(Your instructions) No pictures go into the copy. Write out exactly the lines below from the one containing "Write a Python" through the one containing "yticks = [0, -5, -10, -15, -20, -25, -30, -35]".

(Listed records)
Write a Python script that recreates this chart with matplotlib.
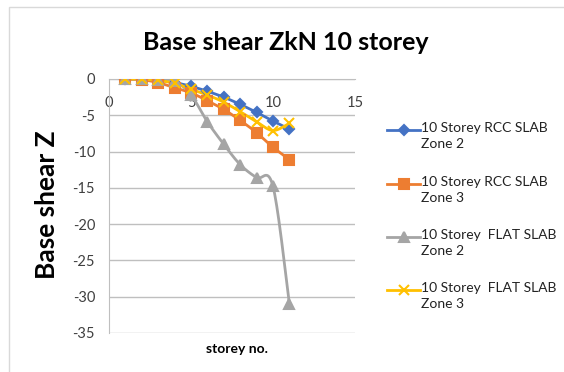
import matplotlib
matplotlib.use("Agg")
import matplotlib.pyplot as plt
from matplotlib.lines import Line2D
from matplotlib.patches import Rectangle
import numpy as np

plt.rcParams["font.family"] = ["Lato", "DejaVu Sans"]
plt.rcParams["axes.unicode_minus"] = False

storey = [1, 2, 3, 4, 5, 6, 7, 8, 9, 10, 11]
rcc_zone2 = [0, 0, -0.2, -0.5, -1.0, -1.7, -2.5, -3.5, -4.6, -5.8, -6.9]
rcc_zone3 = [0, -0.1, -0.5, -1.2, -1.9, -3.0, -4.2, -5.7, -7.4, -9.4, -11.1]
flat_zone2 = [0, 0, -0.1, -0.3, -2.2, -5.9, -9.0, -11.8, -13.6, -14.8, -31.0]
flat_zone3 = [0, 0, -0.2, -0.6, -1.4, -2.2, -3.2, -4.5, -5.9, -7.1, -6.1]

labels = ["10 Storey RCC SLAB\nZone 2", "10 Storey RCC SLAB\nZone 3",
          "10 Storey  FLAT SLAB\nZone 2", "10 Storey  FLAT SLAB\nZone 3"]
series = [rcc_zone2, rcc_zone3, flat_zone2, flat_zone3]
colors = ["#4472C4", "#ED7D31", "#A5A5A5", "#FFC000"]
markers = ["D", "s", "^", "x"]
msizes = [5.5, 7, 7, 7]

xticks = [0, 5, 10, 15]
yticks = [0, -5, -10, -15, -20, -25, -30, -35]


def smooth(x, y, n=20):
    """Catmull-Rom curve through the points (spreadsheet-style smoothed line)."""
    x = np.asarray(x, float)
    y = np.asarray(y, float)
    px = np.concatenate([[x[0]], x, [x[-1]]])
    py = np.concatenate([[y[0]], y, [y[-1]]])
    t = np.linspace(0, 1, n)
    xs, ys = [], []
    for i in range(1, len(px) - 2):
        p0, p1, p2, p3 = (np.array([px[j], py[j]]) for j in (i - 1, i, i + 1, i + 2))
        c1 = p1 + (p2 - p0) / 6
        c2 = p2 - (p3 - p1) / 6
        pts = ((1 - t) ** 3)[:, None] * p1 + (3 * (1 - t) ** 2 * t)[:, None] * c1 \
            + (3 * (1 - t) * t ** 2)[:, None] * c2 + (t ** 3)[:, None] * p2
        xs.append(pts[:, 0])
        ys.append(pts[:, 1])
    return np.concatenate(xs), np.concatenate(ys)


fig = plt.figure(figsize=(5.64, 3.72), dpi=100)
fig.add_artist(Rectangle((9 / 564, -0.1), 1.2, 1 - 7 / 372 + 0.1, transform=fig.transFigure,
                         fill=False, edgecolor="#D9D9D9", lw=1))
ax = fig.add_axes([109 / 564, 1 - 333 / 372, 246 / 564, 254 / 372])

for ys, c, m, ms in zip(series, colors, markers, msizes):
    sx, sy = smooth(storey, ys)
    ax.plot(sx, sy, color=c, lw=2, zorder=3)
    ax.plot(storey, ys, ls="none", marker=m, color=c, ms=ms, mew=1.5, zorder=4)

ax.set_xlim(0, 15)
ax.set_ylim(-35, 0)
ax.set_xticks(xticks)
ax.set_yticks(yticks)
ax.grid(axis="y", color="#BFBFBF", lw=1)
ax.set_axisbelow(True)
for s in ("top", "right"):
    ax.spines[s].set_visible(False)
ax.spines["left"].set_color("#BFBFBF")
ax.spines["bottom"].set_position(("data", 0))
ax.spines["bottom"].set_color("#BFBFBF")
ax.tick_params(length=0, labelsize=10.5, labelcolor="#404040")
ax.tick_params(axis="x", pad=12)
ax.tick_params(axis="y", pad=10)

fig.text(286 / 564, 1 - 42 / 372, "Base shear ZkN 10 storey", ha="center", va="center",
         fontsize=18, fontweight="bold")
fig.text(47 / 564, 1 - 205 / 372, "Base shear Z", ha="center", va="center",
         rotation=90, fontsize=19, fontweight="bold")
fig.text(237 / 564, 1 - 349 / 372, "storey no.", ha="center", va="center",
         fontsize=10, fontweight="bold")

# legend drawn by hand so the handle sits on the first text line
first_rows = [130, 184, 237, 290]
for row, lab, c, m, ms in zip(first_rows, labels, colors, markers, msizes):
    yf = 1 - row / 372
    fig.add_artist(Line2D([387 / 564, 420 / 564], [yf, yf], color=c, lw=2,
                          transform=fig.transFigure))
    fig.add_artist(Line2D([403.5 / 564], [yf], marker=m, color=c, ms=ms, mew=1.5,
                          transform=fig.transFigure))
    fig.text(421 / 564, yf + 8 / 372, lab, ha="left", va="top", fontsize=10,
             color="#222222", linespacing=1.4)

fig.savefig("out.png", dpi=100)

* * *

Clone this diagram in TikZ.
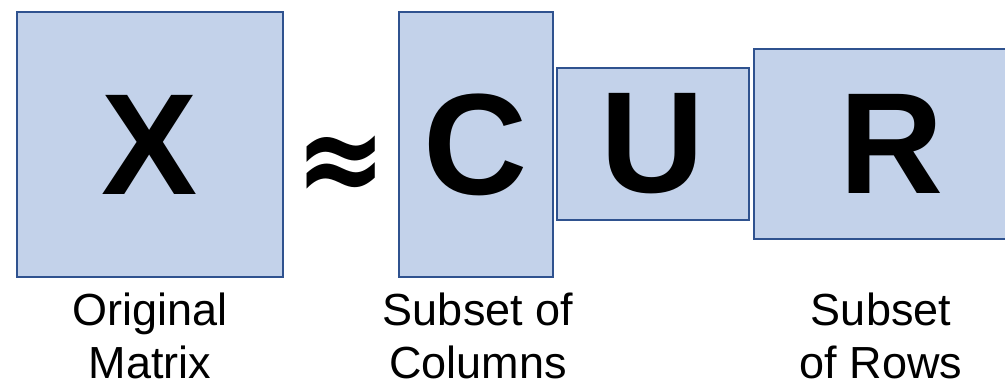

(Task output)
Write a Python script that recreates this chart with matplotlib.
import matplotlib
matplotlib.use("Agg")
import matplotlib.pyplot as plt
from matplotlib.lines import Line2D
from matplotlib.patches import Rectangle
import numpy as np

plt.rcParams["font.family"] = ["Lato", "DejaVu Sans"]
plt.rcParams["axes.unicode_minus"] = False

storey = [1, 2, 3, 4, 5, 6, 7, 8, 9, 10, 11]
rcc_zone2 = [0, 0, -0.2, -0.5, -1.0, -1.7, -2.5, -3.5, -4.6, -5.8, -6.9]
rcc_zone3 = [0, -0.1, -0.5, -1.2, -1.9, -3.0, -4.2, -5.7, -7.4, -9.4, -11.1]
flat_zone2 = [0, 0, -0.1, -0.3, -2.2, -5.9, -9.0, -11.8, -13.6, -14.8, -31.0]
flat_zone3 = [0, 0, -0.2, -0.6, -1.4, -2.2, -3.2, -4.5, -5.9, -7.1, -6.1]

labels = ["10 Storey RCC SLAB\nZone 2", "10 Storey RCC SLAB\nZone 3",
          "10 Storey  FLAT SLAB\nZone 2", "10 Storey  FLAT SLAB\nZone 3"]
series = [rcc_zone2, rcc_zone3, flat_zone2, flat_zone3]
colors = ["#4472C4", "#ED7D31", "#A5A5A5", "#FFC000"]
markers = ["D", "s", "^", "x"]
msizes = [5.5, 7, 7, 7]

xticks = [0, 5, 10, 15]
yticks = [0, -5, -10, -15, -20, -25, -30, -35]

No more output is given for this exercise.